Congratulations! You’ve done a LOT of work on revising your book over the past months. You probably took some time off from your book and turned to your favorite authors to inspire you and remind you of what you love. You examined your own questions about craft and applied your answers to your manuscript. You attempted to read your book as a stranger, with the distance of time to help you in that project. You looked at your premise, your characters, setting and structure. You made lists of the work you have left to do, filtering your book through the elements of revision.
Now what? If you need to take some time off and revisit your book afresh, cycling back through the “Revise Your Book” course will support you in making that process effective and productive. If you want to keep fine-tuning your book, jump into the “Finish Your Book” course. You do not have to be done with your book at the end of the “Finish Your Book” course. You can even come back to “Revise Your Book” then if you feel the need to consider the elements of your project again.
The point is to stay close to your book, to read with a generous heart and a curious eye, to take first draft material (or second or third draft material) and make it stronger. Make it work. Make it great. This takes time. The published authors I coach are as baffled as the beginners about how “inefficient” the writing process inevitably turns out to be. You can’t write a polished draft first. You can plan—and you planned. You can draft with guidance and support—and you drafted. But ultimately, you have to read your work and rewrite it, painstakingly, attentively, with love.

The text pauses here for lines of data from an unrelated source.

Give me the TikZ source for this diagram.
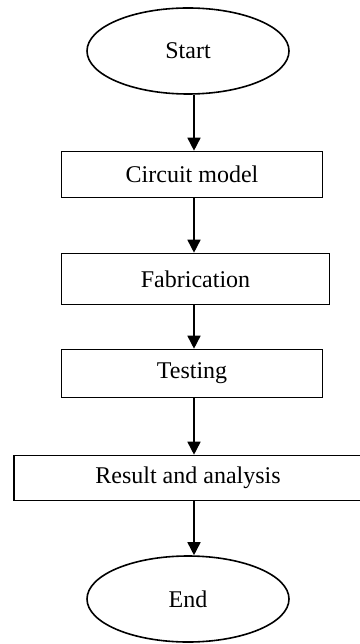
\documentclass[tikz,border=0pt]{standalone}
\usepackage{fontspec}
\setmainfont{Liberation Serif}
\usetikzlibrary{shapes.geometric,arrows.meta}
\begin{document}
\begin{tikzpicture}[x=1pt,y=-1pt,
  every node/.style={font=\fontsize{24}{28}\selectfont, inner sep=0pt, line width=1.6pt},
  term/.style={draw, ellipse, minimum width=202pt, minimum height=86pt},
  proc/.style={draw, rectangle, minimum height=#1},
  arr/.style={draw, line width=1.6pt, -{Triangle[width=13pt,length=13pt]}}]
\useasboundingbox (0,0) rectangle (359,644);
\node[term] (start) at (188,51) {Start};
\node[proc=46pt, minimum width=261pt] (circ) at (192,174.5) {Circuit model};
\node[proc=51pt, minimum width=268pt] (fab) at (195.5,279) {Fabrication};
\node[proc=48pt, minimum width=261pt] (test) at (192,373.5) {Testing};
\node[proc=45pt, minimum width=348pt] (res) at (188,478) {Result and analysis};
\node[term] (end) at (188,599) {End};
\coordinate (ax) at (194,0);
\draw[arr] (ax |- start.south) -- (ax |- circ.north);
\draw[arr] (ax |- circ.south) -- (ax |- fab.north);
\draw[arr] (ax |- fab.south) -- (ax |- test.north);
\draw[arr] (ax |- test.south) -- (ax |- res.north);
\draw[arr] (ax |- res.south) -- (ax |- end.north);
\end{tikzpicture}
\end{document}
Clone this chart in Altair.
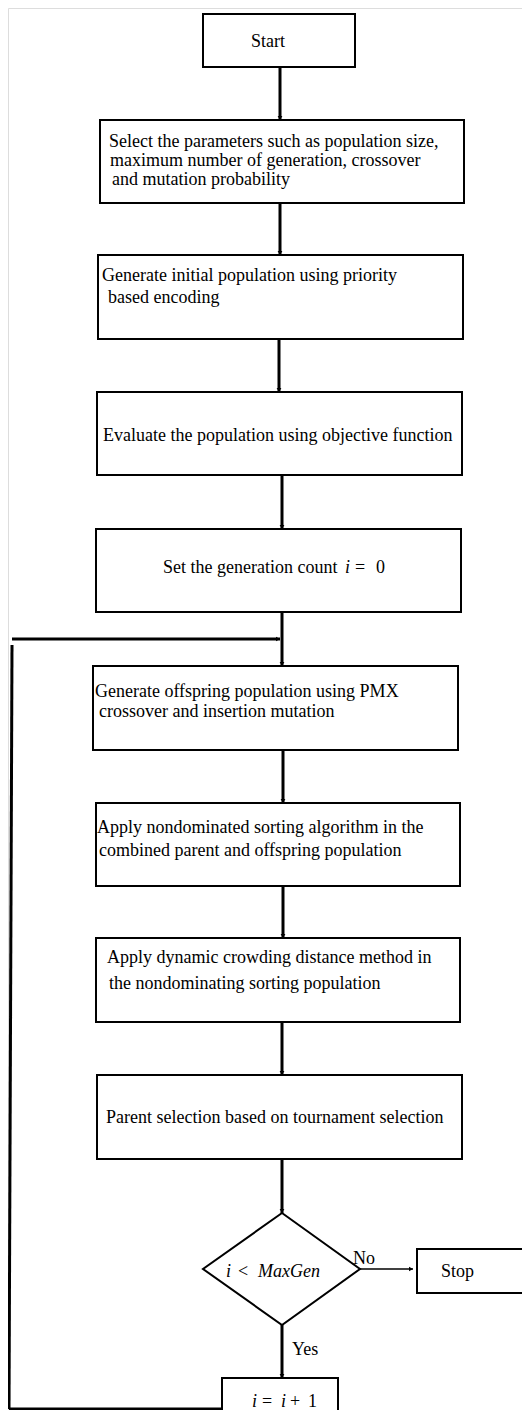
import altair as alt
import pandas as pd

# ---- boxes (image pixel coordinates) ----
box_left = [203, 100, 98, 97, 96, 93, 96, 96, 97, 417, 222]
box_right = [355, 464, 463, 462, 461, 458, 460, 460, 462, 545, 338]
box_top = [14, 120, 255, 392, 529, 666, 803, 938, 1075, 1249, 1378]
box_bottom = [67, 203, 339, 475, 612, 750, 886, 1022, 1159, 1293, 1445]

# ---- decision diamond (top, right, bottom, left, top) ----
diamond_x = [282, 360, 282, 203, 282]
diamond_y = [1213, 1269, 1325, 1269, 1213]

# ---- connectors ----
conn_x0 = [280, 280, 279, 282, 282, 283, 283, 282, 282, 282, 360, 222, 9, 12]
conn_y0 = [67, 203, 339, 475, 612, 750, 886, 1022, 1159, 1325, 1269, 1409, 1409, 639]
conn_x1 = [280, 280, 279, 282, 282, 283, 283, 282, 282, 282, 413, 9, 12, 280]
conn_y1 = [120, 255, 392, 529, 666, 803, 938, 1075, 1213, 1378, 1269, 1409, 645, 639]
conn_weight = ["thick"] * 10 + ["thin"] + ["thick"] * 3
conn_head = ["down"] * 10 + ["right", "none", "none", "right"]

# ---- text pieces ----
text_str = [
    "Start",
    "Select the parameters such as population size,",
    "maximum number of generation, crossover",
    "and mutation probability",
    "Generate initial population using priority",
    "based encoding",
    "Evaluate the population using objective function",
    "Set the generation count", "i", "=", "0",
    "Generate offspring population using PMX",
    "crossover and insertion mutation",
    "Apply nondominated sorting algorithm in the",
    "combined parent and offspring population",
    "Apply dynamic crowding distance method in",
    "the nondominating sorting population",
    "Parent selection based on tournament selection",
    "i", "<", "MaxGen",
    "No", "Stop", "Yes",
    "i", "=", "i", "+", "1",
]
text_x = [251, 109, 110, 112, 102, 108, 103, 163, 345, 355, 376, 95, 99, 97, 99,
          107, 109, 106, 226, 238, 258, 353, 441, 292, 252, 262, 281, 290, 308]
text_y = [47, 147, 166, 185, 281, 303, 441, 573, 573, 573, 573, 697, 717, 833, 856,
          963, 989, 1123, 1277, 1277, 1277, 1264, 1277, 1355, 1407, 1407, 1407, 1407, 1407]
text_style = ["normal"] * 8 + ["italic", "normal", "normal"] + ["normal"] * 7 + \
    ["italic", "normal", "italic"] + ["normal"] * 3 + ["italic", "normal", "italic", "normal", "normal"]

boxes = pd.DataFrame({"x": box_left, "x2": box_right, "y": box_top, "y2": box_bottom})
diamond = pd.DataFrame({"x": diamond_x, "y": diamond_y, "o": list(range(len(diamond_x)))})
conns = pd.DataFrame({"x": conn_x0, "y": conn_y0, "x2": conn_x1, "y2": conn_y1,
                      "w": conn_weight, "head": conn_head})
texts = pd.DataFrame({"t": text_str, "x": text_x, "y": text_y, "s": text_style})

# page margin is 8px: plot area covers image pixels 8..522 x 8..1410 at 1:1
xs = alt.Scale(domain=[8, 522], nice=False, zero=False)
ys = alt.Scale(domain=[8, 1410], nice=False, zero=False, reverse=True)

X = lambda f="x": alt.X(f"{f}:Q", scale=xs, axis=None)
Y = lambda f="y": alt.Y(f"{f}:Q", scale=ys, axis=None)

rects = alt.Chart(boxes).mark_rect(fill="white", stroke="black", strokeWidth=2, clip=True).encode(
    x=X(), x2="x2:Q", y=Y(), y2="y2:Q")

dia = alt.Chart(diamond).mark_line(color="black", strokeWidth=2).encode(
    x=X(), y=Y(), order="o:Q")

thick = alt.Chart(conns).transform_filter("datum.w == 'thick'").mark_rule(
    color="black", strokeWidth=3).encode(x=X(), y=Y(), x2="x2:Q", y2="y2:Q")
thin = alt.Chart(conns).transform_filter("datum.w == 'thin'").mark_rule(
    color="black", strokeWidth=1.5).encode(x=X(), y=Y(), x2="x2:Q", y2="y2:Q")

head_down = alt.Chart(conns).transform_filter("datum.head == 'down'").mark_point(
    shape="triangle-down", filled=True, color="black", size=22, opacity=1, yOffset=-2).encode(
    x=X("x2"), y=Y("y2"))
head_right = alt.Chart(conns).transform_filter("datum.head == 'right'").mark_point(
    shape="triangle-right", filled=True, color="black", size=22, opacity=1, xOffset=-2).encode(
    x=X("x2"), y=Y("y2"))

txt_n = alt.Chart(texts).transform_filter("datum.s == 'normal'").mark_text(
    align="left", baseline="alphabetic", font="Liberation Serif", fontSize=18, color="black").encode(
    x=X(), y=Y(), text="t:N")
txt_i = alt.Chart(texts).transform_filter("datum.s == 'italic'").mark_text(
    align="left", baseline="alphabetic", font="Liberation Serif", fontSize=18, fontStyle="italic",
    color="black").encode(x=X(), y=Y(), text="t:N")

chart = alt.layer(thick, thin, rects, dia, head_down, head_right, txt_n, txt_i).properties(
    width=514, height=1402, padding=0, autosize=alt.AutoSizeParams(type="none")
).configure_view(stroke=None).configure(background="white")

chart.save("out.html", embed_options={"renderer": "svg", "actions": False})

You have to find ways to stay fresh to the material when you are so close to it you can’t see it anymore and so sick of it you don’t want to see it. That’s one reason to cycle back through this process of taking time off now and then. You have to hold your original vision close while being willing to see it expand and change. It’s a balancing act, a tricky one. And you have to take the time it takes, follow the “inefficient” process that is writing a book, trust it, even. The people around you may be asking, “Are you done yet?” and you must learn to answer with pride, “No, I am still working on my book.” You are in good company. Many of the books we love and cherish took years to write, years when their authors seemed to be accomplishing nothing to the outside world. Writing is a quiet, internal activity. But inside the bubble, worlds are exploding, minds are changing, history is being made and undone.
Assignment: Post your answers to the following questions: What have you learned about your whole writing process as you’ve been revising your book? What works for you, keeps you inspired and keeps the manuscript improving? And what’s the next step for you and your book?